SalTo18
intervista a Giovanni Lucchese
Dopo il breve video pubblicato nei giorni scorsi sulla nostra pagina Facebook in cui abbiamo presentato Giovanni Lucchese, che con Alter Ego ha pubblicato il romanzo “Questo sangue non è mio” e la raccolta di racconti “Pop Toys”, vi proponiamo ora il resto dell’intervista all’autore che a dispetto delle indubbie doti artistiche nella vita fa tutt’altro.
Caro Giovanni, raccontaci qualcosa di te.
Vivo a Roma, sono del ‘70, anche se per un errore di stampa sul libro è scritto ‘79, e quasi quasi faccio correggere gli altri e questi nove anni regalati me li tengo! Nella vita “normale” faccio un lavoro completamente diverso e tutt’altro che artistico: sono un analista dati, quindi passo tutte le mie giornate davanti al computer. Tuttavia ho una parte artistica che si è sviluppata pian piano nell’arco della mia vita, prima da spettatore che da autore, con il cinema, con la musica, sono un grande divoratore di film, di libri, di ogni forma di espressione e poi negli ultimi sei/sette anni ho deciso di iniziare a raccontare qualcosa che fosse mio. Ho frequentato una scuola di scrittura, la Scuola Omero, e lì ho iniziato a credere nelle mie possibilità. Sai, quando siamo nelle nostre case a scrivere ci sentiamo tutti Hemingway, è confrontandosi, avendo un feedback da qualcuno di competente che le cose cambiano. Adesso sto puntando a concentrarmi su questo nuovo aspetto della mia vita, anche se viviamo in un Paese in cui è molto dura.
Ecco, appunto: di scrittura, secondo te, si può vivere?
Magari! Se mangi molto poco, non ti vesti ed hai una casa di proprietà forse sì. Credo che sia molto difficile vivere di sola scrittura, a meno che lo scrivere libri non ti porti poi a qualche altro ambito collegato, a scrivere su un giornale, a fare l’opinionista in televisione… Ripeto: se fai una buona dieta, forse per qualche mese ce la fai.
Come è nata l’idea di scrivere e successivamente questo noir?
La mia passione per la scrittura è nata da bambino, dal fatto che sono sempre stato un lettore compulsivo. Dovendo scegliere un modo in un esprimere il mio lato artistico la scrittura è stata la scelta più naturale. D’altronde le storie le inventavo già da bambino, non le scrivevo, ma le raccontavo ai miei genitori, passavo le ore a raccontare loro favole o mondi che mi inventavo. Mi sono reso conto con il tempo che quando scrivi alla fine scrivi sempre un po’ di stesso, di quello che hai dentro. All’inizio credi di raccontare storie che riguardano altre persone o che tu hai inventato, in realtà penso che tu stia semplicemente rielaborando qualcosa che ti portavi dentro. Forse ho espresso questa cosa in maniera concreta un po’ tardi, però tanto in Italia se non hai almeno quarant’anni non sei uno scrittore serio, quindi l’età è perfetta.

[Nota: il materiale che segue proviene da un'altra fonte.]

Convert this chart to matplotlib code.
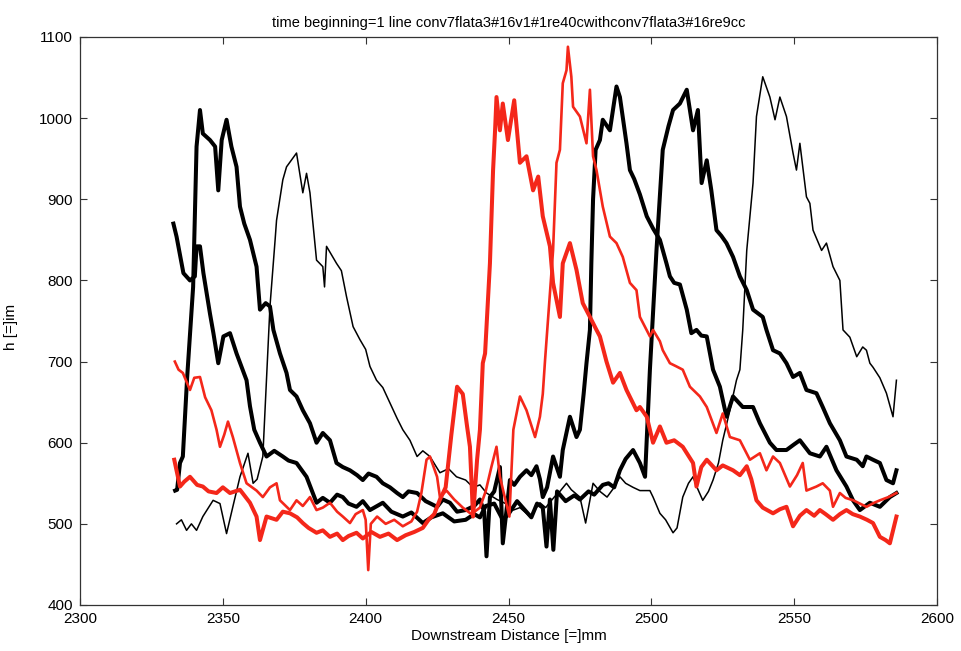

Quanto è importante leggere per uno scrittore? I dati dicono che si pubblicano moltissimi libri ogni anno, ma si legge molto meno…
Per uno scrittore leggere è importantissimo. È come se uno volesse fare il calciatore e non avesse mai assistito ad una partita di pallone. Io penso che prima uno debba essere un lettore, e solo dopo uno scrittore. Leggere permette di acquisire competenze linguistiche fondamentali.
A proposito di formazione, secondo te è importante frequentare dei corsi o il talento è tutto?
Il talento è di certo un dono, ma se non è educato, se non acquisisci i mezzi per gestirlo non hai la possibilità di utilizzarlo nella maniera giusta. Sono rarissimi i casi di talenti puri ed in ogni caso è facile bruciarsi senza le giuste competenze. Più talento c’è più, più è necessario gestirlo.
Leggendo il tuo libro ho apprezzato molto la costruzione dei dialoghi, che ho trovato molto realistici, in un libro che peraltro è fondato quasi esclusivamente sul dialogo. Quanto è stato difficile scriverli?
C’è qualcuno a cui Giovanni Lucchese si ispira?
Personalmente adoro lo stile di Chuck Palahniuk, adoro la sua capacità di farti credere alle cose più assurde. Delle storie come le sue le inventa solo lui. Te le fa proprio vedere, non sta lì a spiegarti le cose. Mi piace molto anche lo stile di Stephen King perché spesso lascia al lettore la possibilità di dare un senso proprio, personale, alla storia. È bello che il lettore in qualche modo possa giocare un po’ con l’autore.